- Madison, Wisconsin, has approved a “Complete Green Streets” policy. The design approach aims to help lower pollution and align with and support the city’s safety and mobility goals, which include getting to zero deaths on city streets.
- Mayor Satya Rhodes-Conway said in a statement Thursday that many elements of the program, including pedestrian and bicycle safety and improving urban tree canopy, have already been important parts of street design in Madison. Now, the concepts are codified and organized in a guide that’s a “flexible tool that can evolve” as the city does.
- “With significant growth and development, rising concerns about safety, and increased awareness of disparities, Madison needed a more detailed approach to designing streets that reflects our community’s values and priorities,” the guide states.
The complete streets approach — designing for safety and accessibility across different modes of transportation — has gained traction at the local, state and national levels. Madison had a resolution committing to complete streets in 2009, but the new policy emphasizes incorporating city sustainability priorities, too. The city is working toward achieving net-zero communitywide carbon emissions by 2050.
The guide notes that Madison’s streets are its largest public spaces with impacts on businesses, commuters and natural resources. “Should valuable street space go toward parking or bike lanes? Bus lanes or street trees? Rain gardens or sidewalks with café dining? The answer varies in different situations, but how do we make those decisions? The conventional approach to street design did not help us answer these questions,” it states.

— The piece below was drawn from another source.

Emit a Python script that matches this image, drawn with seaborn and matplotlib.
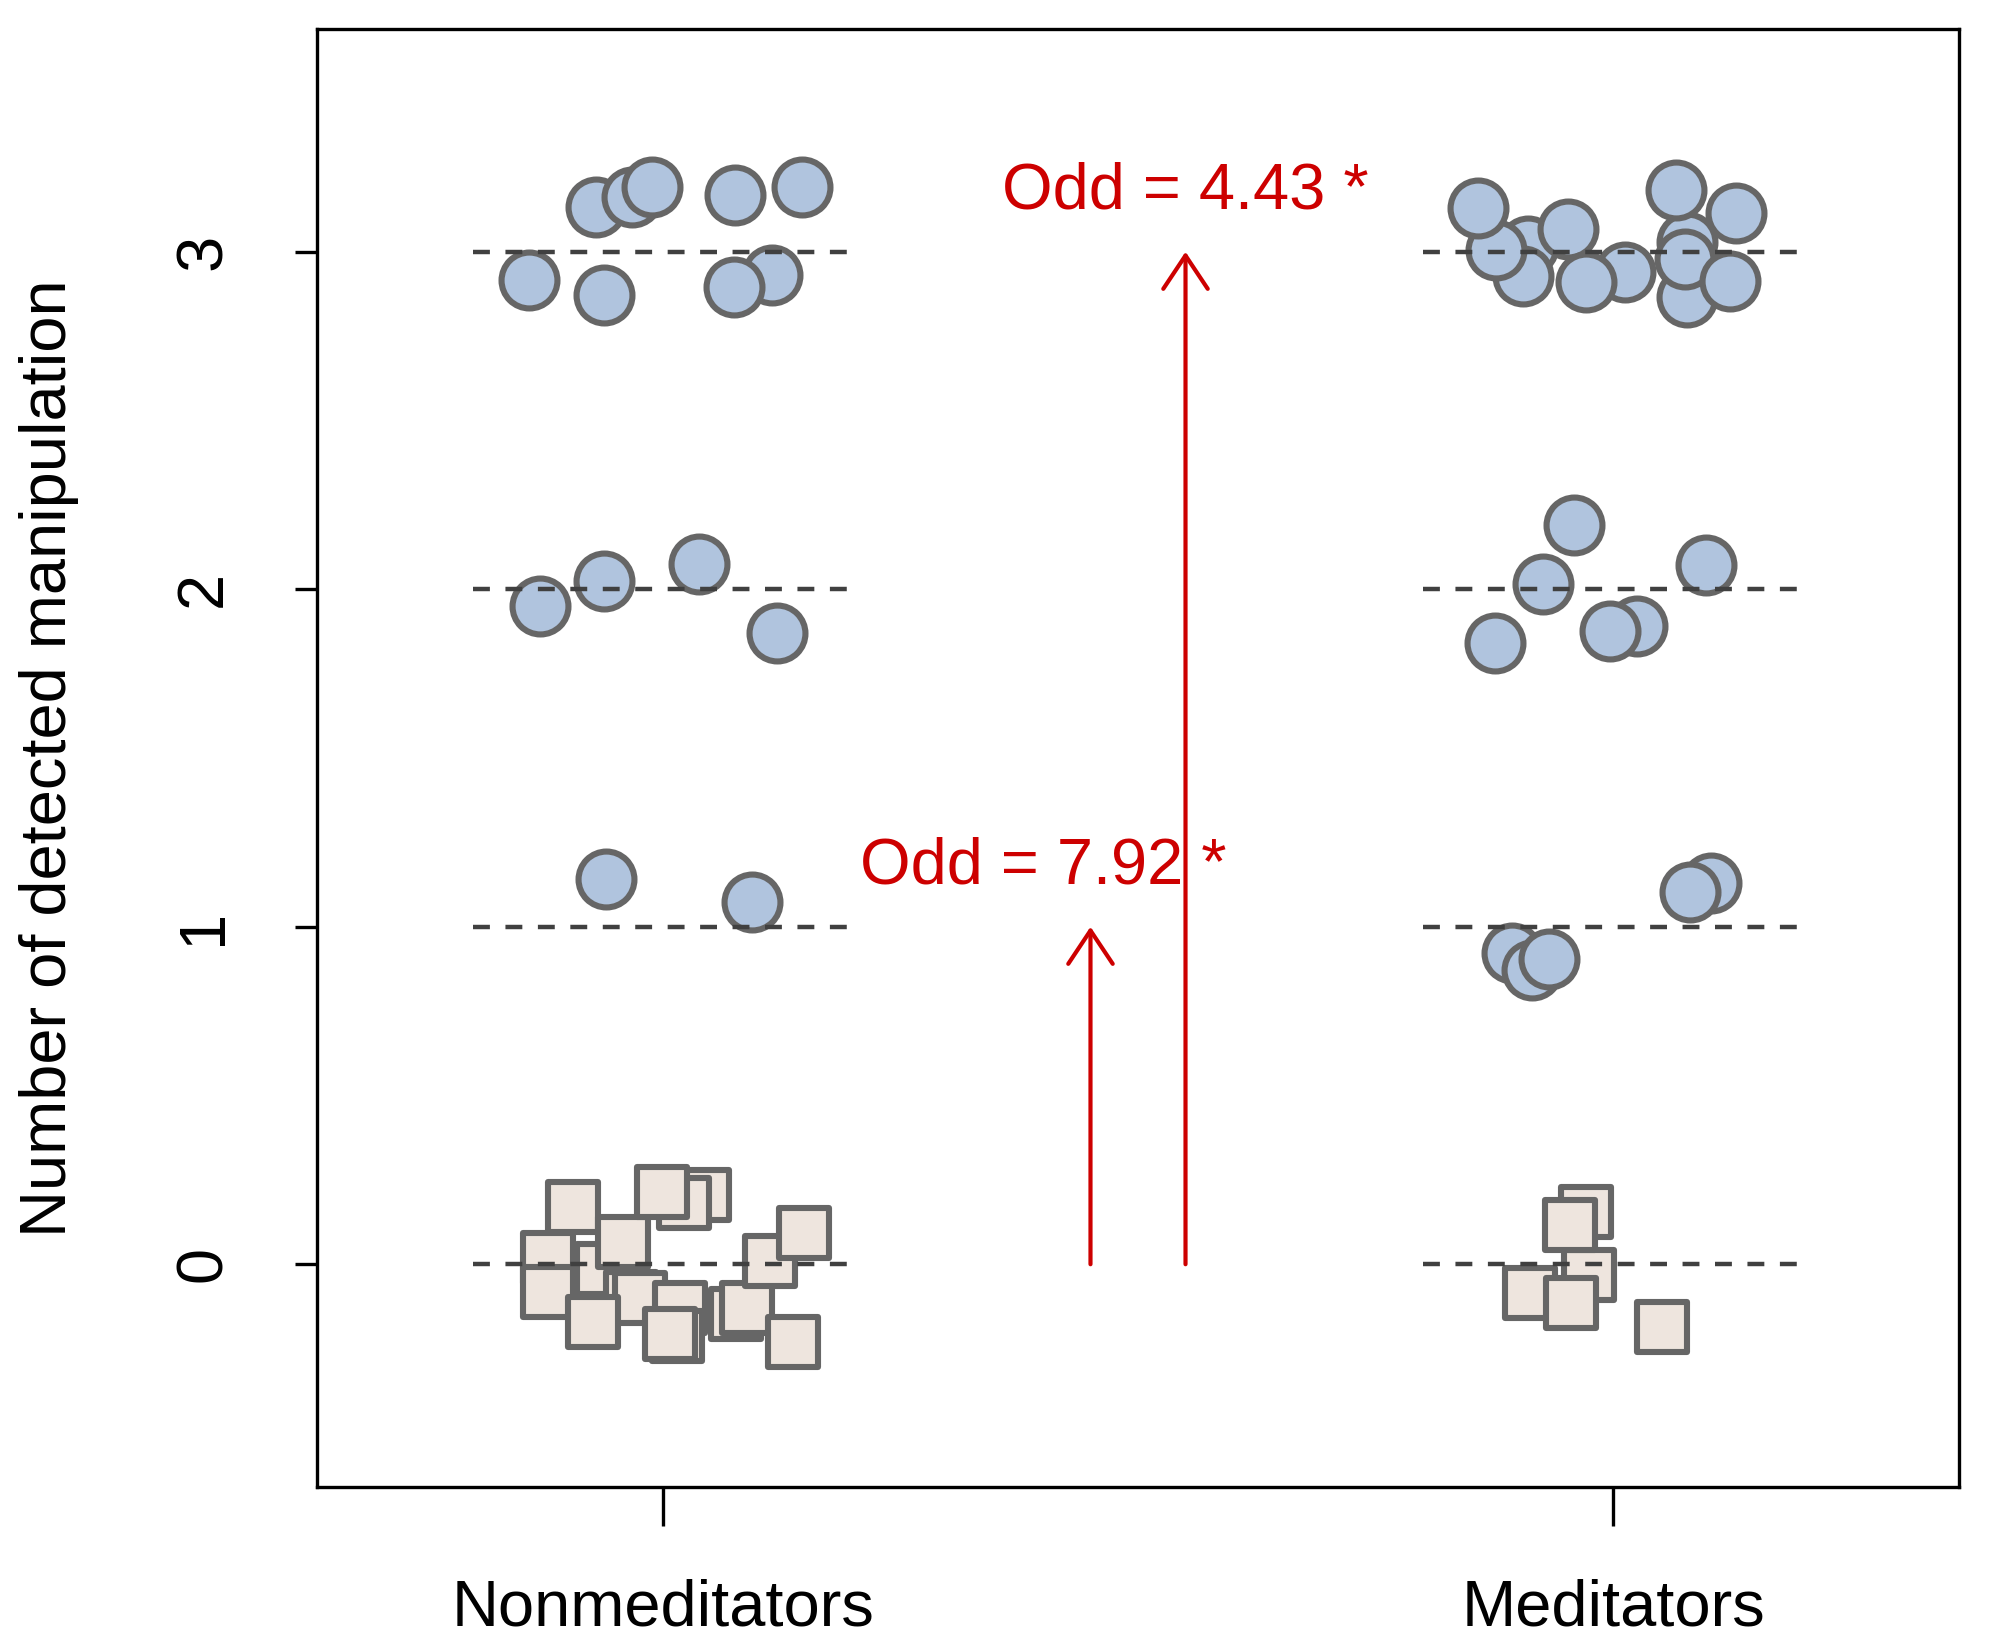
import matplotlib
matplotlib.use("Agg")
import matplotlib.pyplot as plt
import seaborn as sns
import pandas as pd
import numpy as np

# ---- data ----
groups = ["Nonmeditators", "Meditators"]
group_pos = [1, 2]
levels = [0, 1, 2, 3]

# jittered positions of each participant (x) and detected count (y, jittered)
non_det_x = [0.930, 0.967, 0.989, 1.076, 1.146, 0.859, 0.938, 1.115, 1.075,
             0.871, 0.938, 1.038, 1.120,
             0.940, 1.094]
non_det_y = [3.132, 3.162, 3.191, 3.169, 3.191, 2.915, 2.873, 2.930, 2.895,
             1.950, 2.023, 2.076, 1.871,
             1.141, 1.074]
non_zero_x = [0.879, 0.879, 0.905, 0.936, 0.958, 1.043, 1.022, 0.999,
              0.966, 0.976, 1.018, 1.015, 1.007, 0.926, 1.077, 1.089,
              1.113, 1.149, 1.137]
non_zero_y = [0.018, -0.081, 0.171, -0.014, 0.065, 0.205, 0.181, 0.213,
              -0.096, -0.101, -0.130, -0.213, -0.206, -0.172, -0.147, -0.130,
              0.010, 0.092, -0.229]

med_det_x = [1.910, 1.905, 2.078, 2.078, 2.013, 1.877, 1.858, 1.952, 1.971,
             2.066, 2.076, 2.129, 2.123,
             1.959, 1.926, 2.098, 1.876, 2.025, 1.997,
             2.103, 2.081, 1.894, 1.915, 1.932]
med_det_y = [3.017, 2.928, 3.028, 2.866, 2.941, 3.004, 3.130, 3.068, 2.910,
             3.184, 2.979, 3.115, 2.912,
             2.189, 2.015, 2.073, 1.842, 1.891, 1.875,
             1.130, 1.104, 0.921, 0.872, 0.903]
med_zero_x = [1.971, 1.975, 1.955, 1.913, 1.956, 2.051]
med_zero_y = [0.156, -0.032, 0.116, -0.086, -0.115, -0.185]

odds_labels = ["Odd = 7.92 *", "Odd = 4.43 *"]
arrow_x = [1.45, 1.55]
arrow_top = [1, 3]
label_xy = [(1.40, 1.18), (1.55, 3.18)]

# ---- style ----
sns.set_style("white")
plt.rcParams["font.family"] = ["Liberation Sans", "DejaVu Sans"]

RED = "#CD0000"
EDGE = "#666666"
CIRCLE = "#B0C4DE"
SQUARE = "#EEE5DE"

fig = plt.figure(figsize=(1991 / 200, 1646 / 200), dpi=200)
ax = fig.add_axes([317 / 1991, 1 - 1487 / 1646, (1959 - 317) / 1991, (1487 - 29) / 1646])

det = pd.DataFrame({"x": non_det_x + med_det_x, "y": non_det_y + med_det_y})
zero = pd.DataFrame({"x": non_zero_x + med_zero_x, "y": non_zero_y + med_zero_y})

sns.scatterplot(data=zero, x="x", y="y", marker="s", s=312, color=SQUARE,
                edgecolor=EDGE, linewidth=2.2, ax=ax, zorder=2)
sns.scatterplot(data=det, x="x", y="y", marker="o", s=405, color=CIRCLE,
                edgecolor=EDGE, linewidth=2.2, ax=ax, zorder=2)

for gp in group_pos:
    ax.hlines(levels, gp - 0.2, gp + 0.2, colors="#404040", linestyles=(0, (3.8, 3.5)),
              linewidth=1.6, zorder=3)

for ax_x, top, (tx, ty), lab in zip(arrow_x, arrow_top, label_xy, odds_labels):
    ax.annotate("", xy=(ax_x, top), xytext=(ax_x, 0),
                arrowprops=dict(arrowstyle="->,head_length=1.2,head_width=0.8",
                                color=RED, lw=1.5, shrinkA=0, shrinkB=0,
                                mutation_scale=10), zorder=4)
    ax.text(tx, ty, lab, color=RED, fontsize=23.4, ha="center", va="center", zorder=5)

ax.set_xlim(0.636, 2.364)
ax.set_ylim(-0.66, 3.66)
ax.set_xticks(group_pos)
ax.set_xticklabels(groups, fontsize=23.4, color="black")
ax.set_yticks(levels)
ax.set_yticklabels([str(v) for v in levels], fontsize=23.4, rotation=90, va="center",
                   color="black")
ax.set_xlabel("")
ax.set_ylabel("Number of detected manipulation", fontsize=23.4, color="black", va="center")
ax.yaxis.set_label_coords(-0.163, 0.5)

for sp in ax.spines.values():
    sp.set_color("black")
    sp.set_linewidth(1.2)
ax.tick_params(axis="y", which="major", direction="out", length=8, width=1.2, pad=22,
               color="black", left=True)
ax.tick_params(axis="x", which="major", direction="out", length=14, width=1.2, pad=19,
               color="black", bottom=True)

fig.savefig("out.png", dpi=200)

After conducting public outreach, the city identified four main street values to consider going forward:
- Putting people first, which prioritizes safety, comfort and well-being, while deemphasizing speed and convenience.

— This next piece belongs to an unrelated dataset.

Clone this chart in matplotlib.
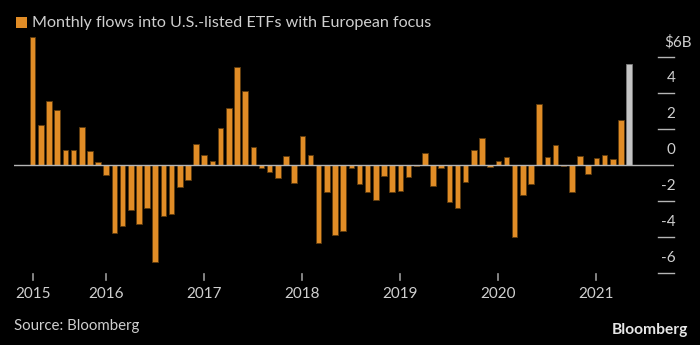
import matplotlib
matplotlib.use("Agg")
import matplotlib.pyplot as plt
from matplotlib.patches import Rectangle
from matplotlib.transforms import blended_transform_factory
import pandas as pd

# ---- data (USD billions, monthly) ----
months = pd.period_range("2015-04", "2021-05", freq="M").strftime("%Y-%m").tolist()
flows = [7.13, 2.24, 3.57, 3.04, 0.81, 0.81, 2.13, 0.76, 0.15,
         -0.57, -3.76, -3.41, -2.48, -3.26, -2.37, -5.39, -2.85, -2.74, -1.22, -0.81, 1.17,
         0.56, 0.20, 2.07, 3.17, 5.44, 4.13, 0.98, -0.15, -0.41, -0.70, 0.50, -1.02,
         1.59, 0.56, -4.31, -1.48, -3.87, -3.67, -0.15, -1.06, -1.48, -1.94, -0.63, -1.48,
         -1.43, -0.69, -0.03, 0.67, -1.17, -0.15, -2.04, -2.37, -0.93, 0.81, 1.48, -0.09,
         0.20, 0.44, -4.02, -1.67, -1.07, 3.41, 0.44, 1.11, -0.04, -1.48, 0.50, -0.50,
         0.39, 0.56, 0.31, 2.50, 5.61]
partial_month = "2021-05"
year_tick_months = ["2015-04", "2016-01", "2017-01", "2018-01", "2019-01", "2020-01", "2021-01"]
year_labels = ["2015", "2016", "2017", "2018", "2019", "2020", "2021"]
y_ticks = [6, 4, 2, 0, -2, -4, -6]
y_labels = [r"\$6B", "4", "2", "0", "-2", "-4", "-6"]
title = "Monthly flows into U.S.-listed ETFs with European focus"

# ---- style ----
BG = "#000000"
ORANGE = "#e08c26"
EDGE = "#5e3b0e"
GREY_BAR = "#c4c4c4"
TEXT = "#cfcfcf"
LINE = "#b5b5b5"
plt.rcParams["font.family"] = ["Lato", "DejaVu Sans"]

W, H = 700, 345
fig = plt.figure(figsize=(W / 100, H / 100), dpi=100, facecolor=BG)

def fx(px):
    return px / W

def fy(py):
    return 1 - py / H

ax_left, ax_right = 14, 674
ax_top, ax_bottom = 33.6, 276.6
ax = fig.add_axes([fx(ax_left), fy(ax_bottom), fx(ax_right - ax_left), (ax_bottom - ax_top) / H])
ax.set_facecolor(BG)

x = list(range(len(months)))
colors = [GREY_BAR if m == partial_month else ORANGE for m in months]
edges = ["#7a7a7a" if m == partial_month else EDGE for m in months]
ax.bar(x, flows, width=0.68, color=colors, edgecolor=edges, linewidth=0.6, zorder=2)

ax.set_xlim(-2.29, 78.5)
ax.set_ylim(-6.2, 7.3)
for s in ax.spines.values():
    s.set_visible(False)
ax.set_xticks([])
ax.set_yticks([])

# zero line
ax.axhline(0, color=LINE, lw=1.0, zorder=3)

# right-side tick marks and labels
tr = blended_transform_factory(ax.transAxes, ax.transData)
x0 = (658 - ax_left) / (ax_right - ax_left)
for v, lab in zip(y_ticks, y_labels):
    if v != 0:
        ax.plot([x0, 1.0], [v, v], color=LINE, lw=1.0, transform=tr, clip_on=False)
    dx = 13 if lab.startswith(r"\$") else 1
    ax.annotate(lab, xy=(1.0, v), xycoords=tr, xytext=(dx, 10.8), textcoords="offset points",
                ha="right", va="center", color=TEXT, fontsize=11)

# year ticks and labels below
trx = blended_transform_factory(ax.transData, fig.transFigure)
for m, lab in zip(year_tick_months, year_labels):
    i = months.index(m)
    ax.plot([i, i], [fy(273.5), fy(279.5)], color="#9a9a9a", lw=1.2, transform=trx, clip_on=False)
    ax.text(i, fy(294), lab, transform=trx, ha="center", va="center", color=TEXT, fontsize=11)

# title with legend square
fig.patches.append(Rectangle((fx(16), fy(28)), fx(10.7), 10.7 / H, transform=fig.transFigure,
                             facecolor=ORANGE, edgecolor="none"))
fig.text(fx(32.5), fy(22.5), title, ha="left", va="center", color=TEXT, fontsize=11.6)

# footer
fig.text(fx(14), fy(326), "Source: Bloomberg", ha="left", va="center", color=TEXT, fontsize=10.8)
fig.text(fx(688), fy(330), "Bloomberg", ha="right", va="center", color="#e6e6e6",
         fontsize=11.2, fontweight="bold")

fig.savefig("out.png", dpi=100, facecolor=BG)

- Supporting community, which entails creating safe and welcoming places, while emphasizing short trips and access to local destinations.
- Fostering sustainability, which involves promoting walking, biking and transit, while using streets to expand urban tree canopy and clean stormwater.
- Centering equity, which means engaging inclusively, providing access to opportunities, prioritizing and supporting the needs of historically underserved people.
The city’s common council unanimously supported the policy. Following its adoption, the city’s transportation director said on LinkedIn the policy that was years in the making “focuses on moving people,” in contrast to historical policies focused more on cars.